I still find losing Tom unbearable. Part of my work was to stop putting a timeline on my grief and my suffering, on feelings like that. Now I know I will always feel that. And the missing. That never goes away. And I’m ok with that. I am aware of the moment he is missing, and there are so many. Of the needs of all of us that will not be met, the wishes, dreams and hopes that got taken away with the wind. So I write, I pray, I learn, I study, I love, and I move on. I hug my children; I kiss them and tell them I love them more than life itself.
And I surrender regularly. To all the unknowing, the unfinished business, the unanswered questions, the confusion, the pain, the suffering, the missing. I give it all back to the universe around us.

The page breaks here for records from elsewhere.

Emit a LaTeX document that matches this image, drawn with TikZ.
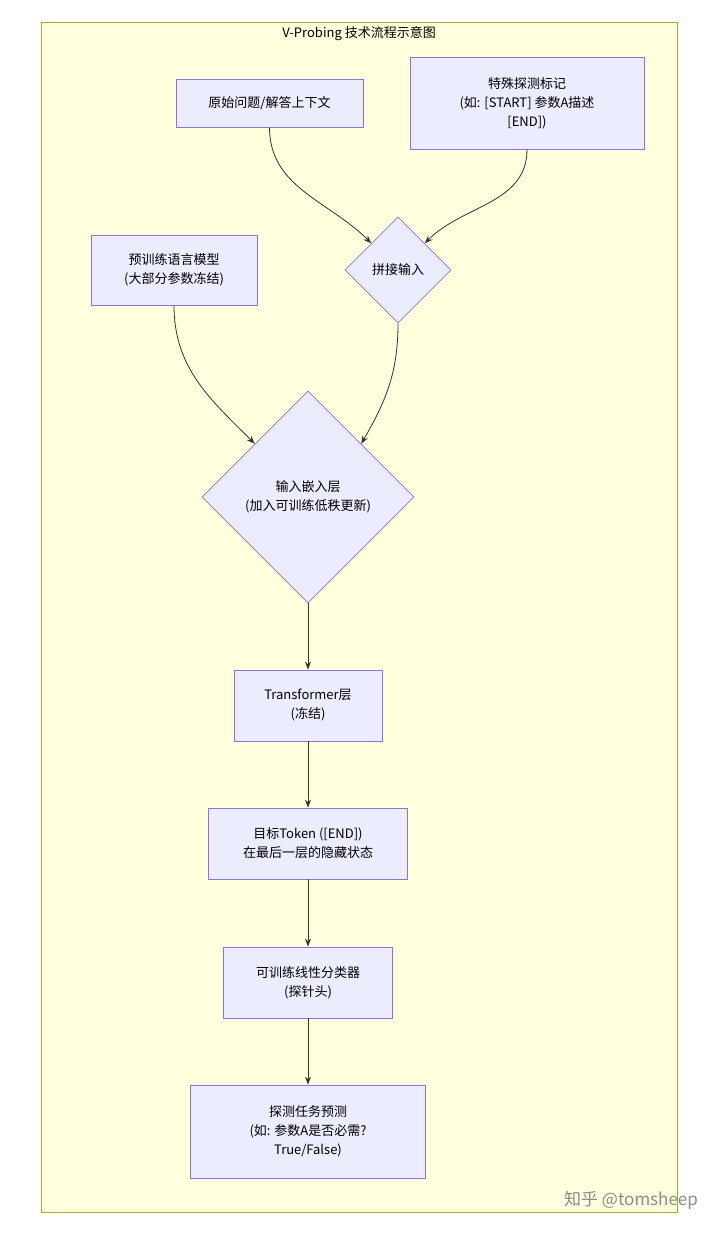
\documentclass[tikz,border=0pt]{standalone}
\usepackage{fontspec}
\setmainfont{Noto Sans CJK SC}
\usetikzlibrary{shapes.geometric,arrows.meta}
\definecolor{nfill}{HTML}{ECECFF}
\definecolor{nline}{HTML}{9370DB}
\definecolor{bgfill}{HTML}{FFFFDE}
\definecolor{bgline}{HTML}{AAAA33}
\begin{document}
\begin{tikzpicture}[x=1pt,y=-1pt,
  box/.style={draw=nline,fill=nfill,line width=0.8pt,align=center,font=\fontsize{13}{19}\selectfont,inner sep=0pt},
  dia/.style={diamond,draw=nline,fill=nfill,line width=0.8pt,align=center,font=\fontsize{13}{19}\selectfont,inner sep=0pt},
  arr/.style={draw=black!80,line width=0.8pt,-{Stealth[length=8pt,width=6pt]}}]
\useasboundingbox (0,0) rectangle (720,1233);
\fill[white] (0,0) rectangle (720,1233);
\draw[fill=bgfill,draw=bgline,line width=0.8pt] (41,22) rectangle (677,1212);
\node[font=\fontsize{13}{15}\selectfont] (title) at (359,34) {V-Probing 技术流程示意图};
\node[box,minimum width=187,minimum height=48] (A) at (269.5,103) {原始问题/解答上下文};
\node[box,minimum width=234,minimum height=92] (B) at (527,103) {特殊探测标记\\(如: [START] 参数A描述\\{}[END])};
\node[dia,minimum width=106,minimum height=106] (C) at (398,270) {拼接输入};
\node[box,minimum width=166,minimum height=70] (D) at (174,270) {预训练语言模型\\(大部分参数冻结)};
\node[dia,minimum width=212,minimum height=212] (E) at (308,497) {输入嵌入层\\(加入可训练低秩更新)};
\node[box,minimum width=148,minimum height=71] (F) at (308,705.5) {Transformer层\\(冻结)};
\node[box,minimum width=199,minimum height=71] (G) at (308,843.5) {目标Token ([END])\\在最后一层的隐藏状态};
\node[box,minimum width=169,minimum height=71] (H) at (308,982.5) {可训练线性分类器\\(探针头)};
\node[box,minimum width=235,minimum height=93] (I) at (308,1131.5) {探测任务预测\\(如: 参数A是否必需?\\True/False)};
\node[text=black!45,font=\fontsize{17}{19}\selectfont] (wm) at (631,1200) {知乎 @tomsheep};
\draw[arr] (A.south) to[out=-90,in=135] (C.north west);
\draw[arr] (B.south) to[out=-90,in=45] (C.north east);
\draw[arr] (D.south) to[out=-90,in=135] (E.north west);
\draw[arr] (C.south) to[out=-90,in=60] (E.north east);
\draw[arr] (E.south) -- (F.north);
\draw[arr] (F.south) -- (G.north);
\draw[arr] (G.south) -- (H.north);
\draw[arr] (H.south) -- (I.north);
\end{tikzpicture}
\end{document}
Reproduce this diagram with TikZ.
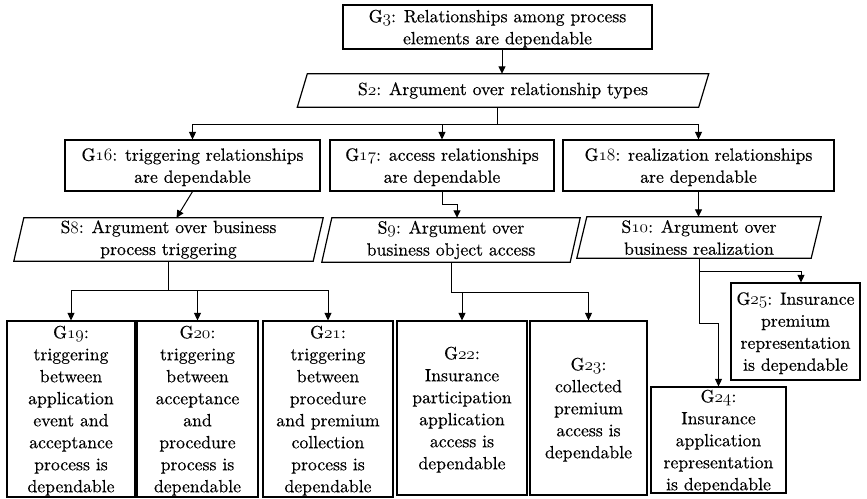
\documentclass[tikz,border=0pt]{standalone}
\usepackage{fontspec}
\usetikzlibrary{arrows.meta}
% text face (10pt optical design, slightly emboldened) and old-style identifiers
\newfontfamily\diagfam{lmroman10-regular.otf}[FakeBold=0.4]
\newcommand\diagfont{\diagfam\fontsize{17.7}{22}\selectfont}
\newcommand\os[1]{{\usefont{OML}{cmm}{m}{it}#1}}
% parallelogram outline around a strategy node
\newcommand\slantbox[1]{\draw[boxline] ([xshift=5pt]#1.north west) -- ([xshift=5pt]#1.north east) -- ([xshift=-5pt]#1.south east) -- ([xshift=-5pt]#1.south west) -- cycle;}
\begin{document}
\begin{tikzpicture}[x=1pt,y=-1pt,
  boxline/.style={line width=1.2pt},
  goal/.style={draw, boxline, inner sep=0pt, align=center, text depth=0pt, font=\diagfont},
  strat/.style={inner sep=0pt, align=center, font=\diagfont},
  link/.style={line width=1pt},
  arr/.style={link, -{Triangle[length=7.5pt,width=7pt]}}]
\useasboundingbox (0,0) rectangle (867,498);

% goals
\node[goal, minimum width=309pt, minimum height=44pt] (G3) at (497.5,27)
  {G\os{3}: Relationships among process\\elements are dependable};
\node[goal, minimum width=255pt, minimum height=51pt] (G16) at (192.5,165.5)
  {G\os{16}: triggering relationships\\are dependable};
\node[goal, minimum width=224pt, minimum height=51pt] (G17) at (442,165.5)
  {G\os{17}: access relationships\\are dependable};
\node[goal, minimum width=271pt, minimum height=51pt] (G18) at (698.5,165.5)
  {G\os{18}: realization relationships\\are dependable};
\node[goal, minimum width=128pt, minimum height=176pt] (G19) at (71,409)
  {G\os{19}:\\triggering\\between\\application\\event and\\acceptance\\process is\\dependable};
\node[goal, minimum width=121pt, minimum height=176pt] (G20) at (197.5,409)
  {G\os{20}:\\triggering\\between\\acceptance\\and\\procedure\\process is\\dependable};
\node[goal, minimum width=130pt, minimum height=176pt] (G21) at (328,409)
  {G\os{21}:\\triggering\\between\\procedure\\and premium\\collection\\process is\\dependable};
\node[goal, minimum width=130pt, minimum height=174pt] (G22) at (462,408)
  {G\os{22}:\\Insurance\\participation\\application\\access is\\dependable};
\node[goal, minimum width=117pt, minimum height=174pt] (G23) at (588.5,408)
  {G\os{23}:\\collected\\premium\\access is\\dependable};
\node[goal, minimum width=135pt, minimum height=106pt] (G24) at (718.5,440)
  {G\os{24}:\\Insurance\\application\\representation\\is dependable};
\node[goal, minimum width=129pt, minimum height=97pt] (G25) at (795.5,331.5)
  {G\os{25}: Insurance\\premium\\representation\\is dependable};

% strategies
\node[strat, minimum width=401pt, minimum height=33pt] (S2) at (503,90.5)
  {S\os{2}: Argument over relationship types};
\node[strat, minimum width=299pt, minimum height=43pt] (S8) at (168.5,239.5)
  {S\os{8}: Argument over business\\process triggering};
\node[strat, minimum width=248pt, minimum height=44pt] (S9) at (451,240)
  {S\os{9}: Argument over\\business object access};
\node[strat, minimum width=234pt, minimum height=41pt] (S10) at (699,237.5)
  {S\os{10}: Argument over\\business realization};
\slantbox{S2}
\slantbox{S8}
\slantbox{S9}
\slantbox{S10}

% G3 to S2
\draw[arr] ([xshift=4.5pt]G3.south) -- ([xshift=4.5pt]G3.south |- S2.north);

% S2 to G16, G17, G18
\coordinate (j2) at (497,124);
\draw[link] (S2.south -| j2) -- (j2);
\draw[arr] (j2) -| (G16.north);
\draw[arr] (j2) -| (G18.north);
\draw[arr] (j2 -| G17.north) -- (G17.north);

% goals to their strategies
\draw[arr] (G16.south) -- ([xshift=8pt]S8.north);
\draw[arr] (G17.south) -- ++(0,13) -| ([xshift=6pt]S9.north);
\draw[arr] (G18.south) -- (G18.south |- S10.north);

% S8 to G19, G20, G21
\path (S8.south) ++(0,29) coordinate (j8);
\draw[link] (S8.south) -- (j8);
\draw[arr] (j8) -| (G19.north);
\draw[arr] (j8) -| (G21.north);
\draw[arr] (j8 -| G20.north) -- (G20.north);

% S9 to G22, G23
\path (S9.south) ++(0,30) coordinate (j9);
\draw[link] (S9.south) -- (j9);
\draw[arr] (j9) -| (G23.north);
\draw[arr] (j9 -| G22.north) -- (G22.north);

% S10 to G25 and G24
\path (S10.south) ++(0,13) coordinate (j10);
\path (S10.south) ++(0,65) coordinate (k10);
\draw[arr] (S10.south) -- (j10) -| ([xshift=5.5pt]G25.north);
\draw[arr] (j10) -- (k10) -| (G24.north);
\end{tikzpicture}
\end{document}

And just for a little while, things feel better. It’s when I feel the immense love purring onto me from our cat. Those moments when I hear our children’s laughter down the hall and feel their genuine happiness. When I see that fragile beautiful hummingbird flutter for a brief moment in front of a flower. From those quiet moments when I look out into the trees and feel peace. When I see that baby in the grocery store suddenly catch my eye, focus intently on me, and then smile. When I feel those long lanky arms of our son enfolding me. Those are the moments that actually make it bearable. And there are lots of those moments, you just have to find them. You have to seek them out and make them a part of your experience.